■ TASK TO COMPLETE
Pull out every line below holding the word "this".

Collected data entries:
★ ★ ★ ★ ★

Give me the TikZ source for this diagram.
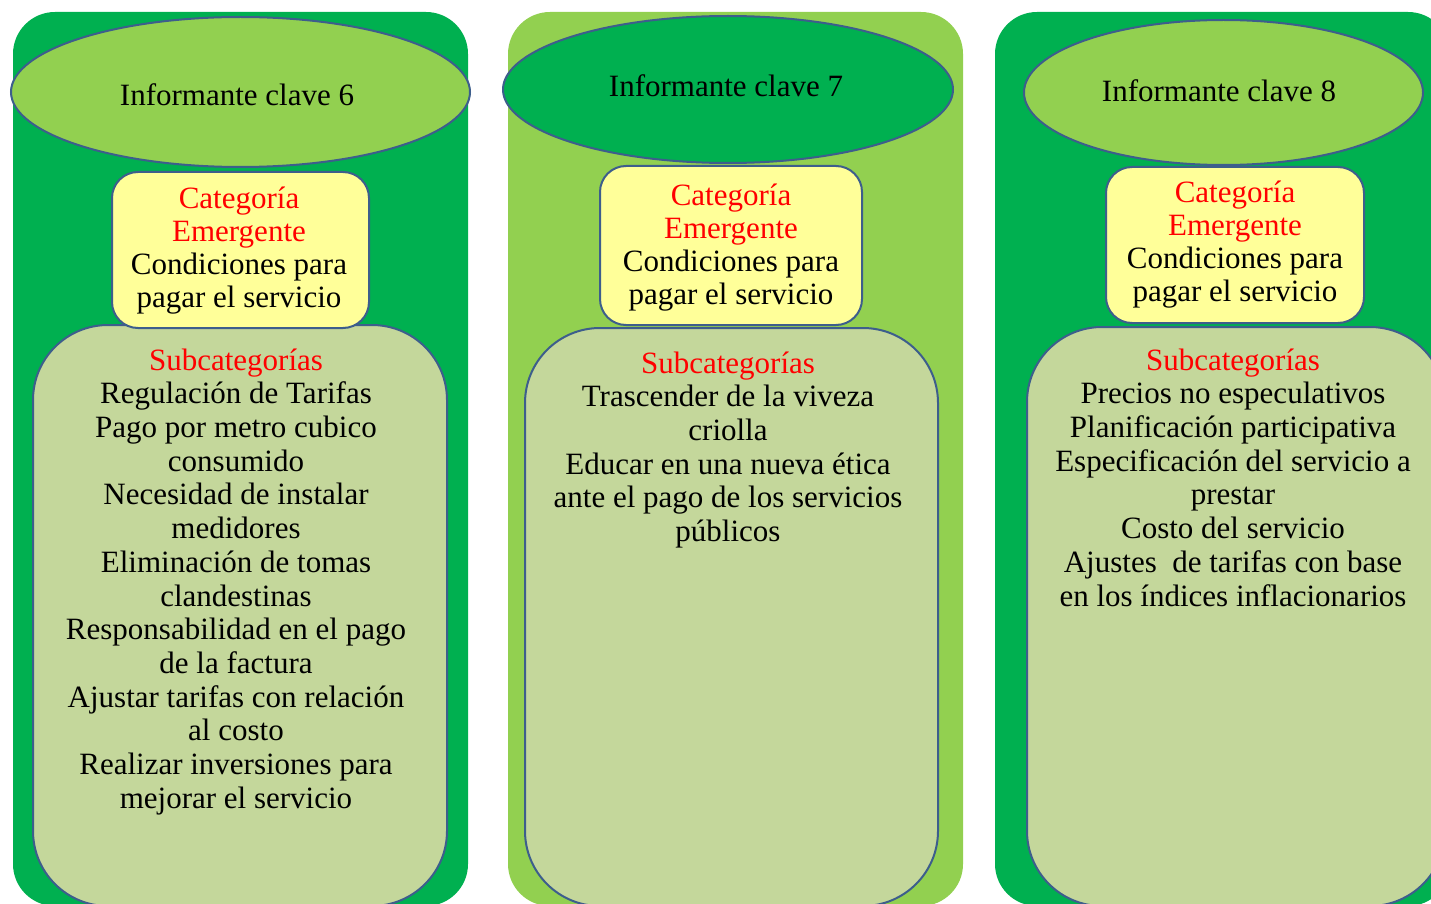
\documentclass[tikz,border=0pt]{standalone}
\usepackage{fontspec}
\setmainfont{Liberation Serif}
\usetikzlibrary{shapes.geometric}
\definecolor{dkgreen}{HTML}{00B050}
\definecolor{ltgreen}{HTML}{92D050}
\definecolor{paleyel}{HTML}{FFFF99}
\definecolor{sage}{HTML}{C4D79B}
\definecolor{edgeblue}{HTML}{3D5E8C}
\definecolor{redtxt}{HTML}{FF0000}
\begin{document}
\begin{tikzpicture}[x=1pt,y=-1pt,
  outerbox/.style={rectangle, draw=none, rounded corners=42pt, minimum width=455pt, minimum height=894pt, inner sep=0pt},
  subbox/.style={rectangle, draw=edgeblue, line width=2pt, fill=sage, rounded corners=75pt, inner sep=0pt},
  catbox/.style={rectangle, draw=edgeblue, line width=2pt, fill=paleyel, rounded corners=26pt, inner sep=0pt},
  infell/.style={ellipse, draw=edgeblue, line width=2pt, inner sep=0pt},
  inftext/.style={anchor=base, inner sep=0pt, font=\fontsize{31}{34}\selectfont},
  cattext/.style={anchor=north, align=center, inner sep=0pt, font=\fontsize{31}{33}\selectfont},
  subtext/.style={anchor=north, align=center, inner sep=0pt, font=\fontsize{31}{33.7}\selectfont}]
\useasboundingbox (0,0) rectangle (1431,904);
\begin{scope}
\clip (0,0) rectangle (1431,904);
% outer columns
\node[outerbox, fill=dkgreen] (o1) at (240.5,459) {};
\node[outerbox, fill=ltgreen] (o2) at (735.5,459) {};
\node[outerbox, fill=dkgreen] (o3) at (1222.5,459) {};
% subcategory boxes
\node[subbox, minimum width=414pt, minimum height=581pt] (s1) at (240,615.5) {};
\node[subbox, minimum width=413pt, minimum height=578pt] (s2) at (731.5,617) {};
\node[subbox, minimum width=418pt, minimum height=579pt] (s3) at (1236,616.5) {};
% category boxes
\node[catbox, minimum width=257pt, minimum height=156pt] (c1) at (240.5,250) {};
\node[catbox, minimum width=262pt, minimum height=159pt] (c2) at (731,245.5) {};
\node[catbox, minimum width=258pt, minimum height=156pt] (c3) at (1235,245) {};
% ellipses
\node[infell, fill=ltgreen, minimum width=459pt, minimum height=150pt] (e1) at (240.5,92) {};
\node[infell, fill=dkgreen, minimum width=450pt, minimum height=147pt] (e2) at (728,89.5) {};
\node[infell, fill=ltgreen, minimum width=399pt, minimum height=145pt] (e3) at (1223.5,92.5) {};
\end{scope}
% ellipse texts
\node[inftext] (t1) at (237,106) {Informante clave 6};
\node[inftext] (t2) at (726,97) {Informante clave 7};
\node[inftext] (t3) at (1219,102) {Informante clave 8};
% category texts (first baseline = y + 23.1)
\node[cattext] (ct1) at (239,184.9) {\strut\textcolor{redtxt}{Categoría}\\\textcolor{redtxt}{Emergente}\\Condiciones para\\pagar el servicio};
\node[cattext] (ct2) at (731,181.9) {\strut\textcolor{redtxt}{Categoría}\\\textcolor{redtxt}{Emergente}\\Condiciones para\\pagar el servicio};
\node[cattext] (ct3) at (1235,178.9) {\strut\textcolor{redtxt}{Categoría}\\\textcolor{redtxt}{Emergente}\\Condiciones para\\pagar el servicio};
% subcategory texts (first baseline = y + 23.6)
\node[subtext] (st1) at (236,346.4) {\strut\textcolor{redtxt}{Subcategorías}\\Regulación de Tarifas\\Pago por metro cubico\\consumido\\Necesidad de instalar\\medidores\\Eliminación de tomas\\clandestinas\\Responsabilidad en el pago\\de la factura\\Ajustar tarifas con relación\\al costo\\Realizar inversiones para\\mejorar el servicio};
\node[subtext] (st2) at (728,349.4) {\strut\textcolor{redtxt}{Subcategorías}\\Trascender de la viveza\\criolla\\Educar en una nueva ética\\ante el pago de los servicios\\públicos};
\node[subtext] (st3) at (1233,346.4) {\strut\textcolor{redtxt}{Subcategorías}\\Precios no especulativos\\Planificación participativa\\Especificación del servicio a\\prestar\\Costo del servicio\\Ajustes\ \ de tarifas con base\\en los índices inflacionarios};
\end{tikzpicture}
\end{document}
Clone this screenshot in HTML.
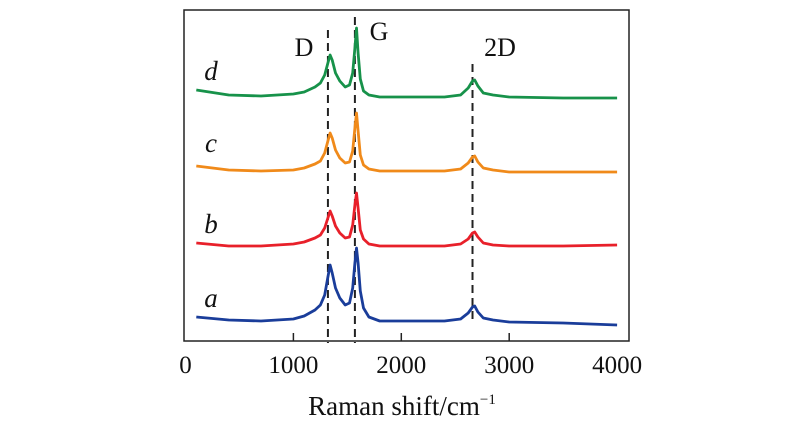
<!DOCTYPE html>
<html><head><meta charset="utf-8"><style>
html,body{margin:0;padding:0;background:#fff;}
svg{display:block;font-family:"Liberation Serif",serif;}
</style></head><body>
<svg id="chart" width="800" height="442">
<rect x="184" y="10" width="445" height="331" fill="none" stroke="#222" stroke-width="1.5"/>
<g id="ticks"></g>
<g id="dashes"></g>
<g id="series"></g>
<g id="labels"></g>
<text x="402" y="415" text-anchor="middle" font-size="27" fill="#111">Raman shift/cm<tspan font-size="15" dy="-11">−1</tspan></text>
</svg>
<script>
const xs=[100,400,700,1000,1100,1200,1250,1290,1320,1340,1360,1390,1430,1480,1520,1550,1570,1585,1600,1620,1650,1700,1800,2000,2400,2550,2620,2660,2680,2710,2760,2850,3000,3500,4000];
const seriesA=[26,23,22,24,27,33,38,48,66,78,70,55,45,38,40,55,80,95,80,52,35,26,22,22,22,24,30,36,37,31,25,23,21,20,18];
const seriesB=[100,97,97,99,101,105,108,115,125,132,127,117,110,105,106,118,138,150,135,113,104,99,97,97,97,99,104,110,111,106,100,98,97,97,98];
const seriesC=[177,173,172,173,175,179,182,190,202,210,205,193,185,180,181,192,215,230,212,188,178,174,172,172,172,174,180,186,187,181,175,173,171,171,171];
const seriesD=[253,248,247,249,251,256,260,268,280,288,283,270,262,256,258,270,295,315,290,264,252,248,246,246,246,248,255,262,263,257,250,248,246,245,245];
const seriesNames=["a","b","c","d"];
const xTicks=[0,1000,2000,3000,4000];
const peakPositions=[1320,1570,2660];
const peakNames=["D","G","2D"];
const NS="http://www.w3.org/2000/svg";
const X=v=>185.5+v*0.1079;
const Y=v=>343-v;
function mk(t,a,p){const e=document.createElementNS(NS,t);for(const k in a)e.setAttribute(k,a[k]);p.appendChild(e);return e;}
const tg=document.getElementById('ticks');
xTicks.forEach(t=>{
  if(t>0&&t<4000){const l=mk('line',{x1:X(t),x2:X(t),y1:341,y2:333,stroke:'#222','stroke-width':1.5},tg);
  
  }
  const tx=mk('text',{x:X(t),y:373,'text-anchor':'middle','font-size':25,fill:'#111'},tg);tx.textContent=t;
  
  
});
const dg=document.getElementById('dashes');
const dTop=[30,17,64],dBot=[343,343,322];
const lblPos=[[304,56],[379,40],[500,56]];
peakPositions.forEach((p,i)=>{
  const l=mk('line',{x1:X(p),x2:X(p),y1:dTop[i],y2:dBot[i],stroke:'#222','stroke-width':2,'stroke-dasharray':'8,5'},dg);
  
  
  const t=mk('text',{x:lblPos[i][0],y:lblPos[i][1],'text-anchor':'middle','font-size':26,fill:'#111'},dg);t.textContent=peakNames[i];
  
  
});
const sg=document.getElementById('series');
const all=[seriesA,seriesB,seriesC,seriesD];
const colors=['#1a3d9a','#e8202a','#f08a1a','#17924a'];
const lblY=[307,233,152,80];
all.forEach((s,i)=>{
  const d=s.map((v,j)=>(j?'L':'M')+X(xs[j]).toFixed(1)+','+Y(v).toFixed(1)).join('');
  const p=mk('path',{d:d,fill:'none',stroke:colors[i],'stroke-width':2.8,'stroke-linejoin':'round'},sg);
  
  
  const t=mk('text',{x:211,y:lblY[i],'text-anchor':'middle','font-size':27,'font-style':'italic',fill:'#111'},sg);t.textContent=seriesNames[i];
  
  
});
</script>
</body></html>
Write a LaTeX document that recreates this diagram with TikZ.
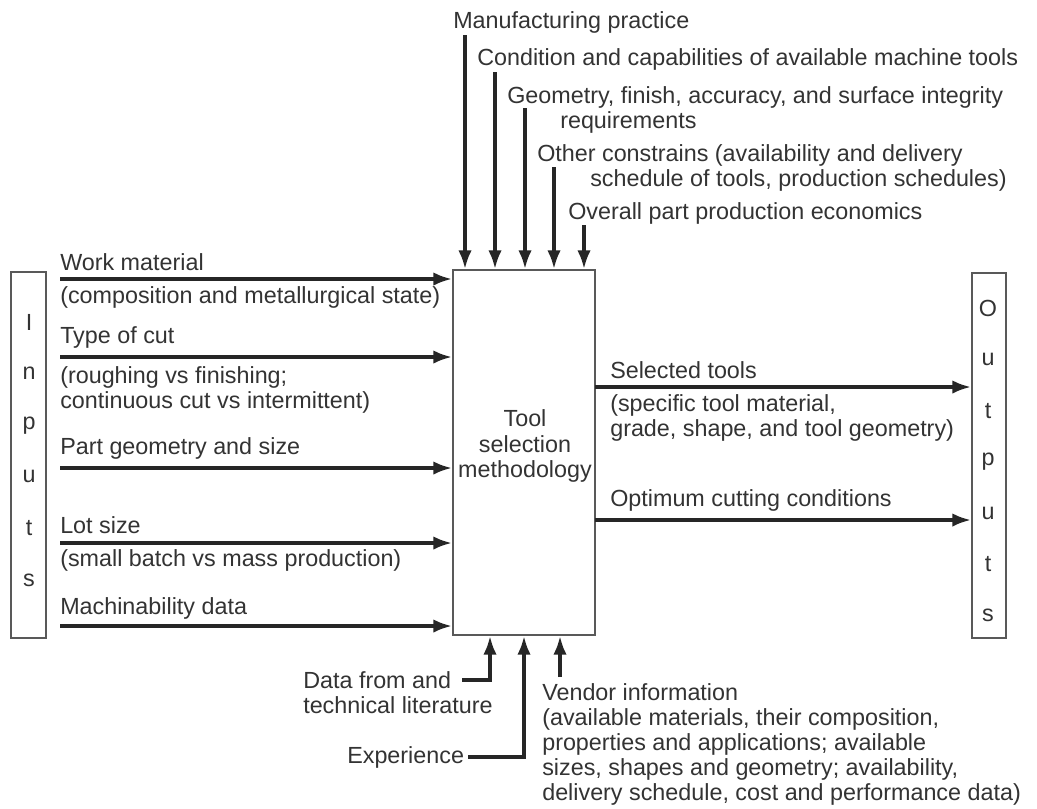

★ ★ ★ ★ ★

■ COMPLETE RESPONSE
Give me the TikZ source for this diagram.
Clone this screenshot in HTML.
Write a LaTeX document that recreates this diagram with TikZ.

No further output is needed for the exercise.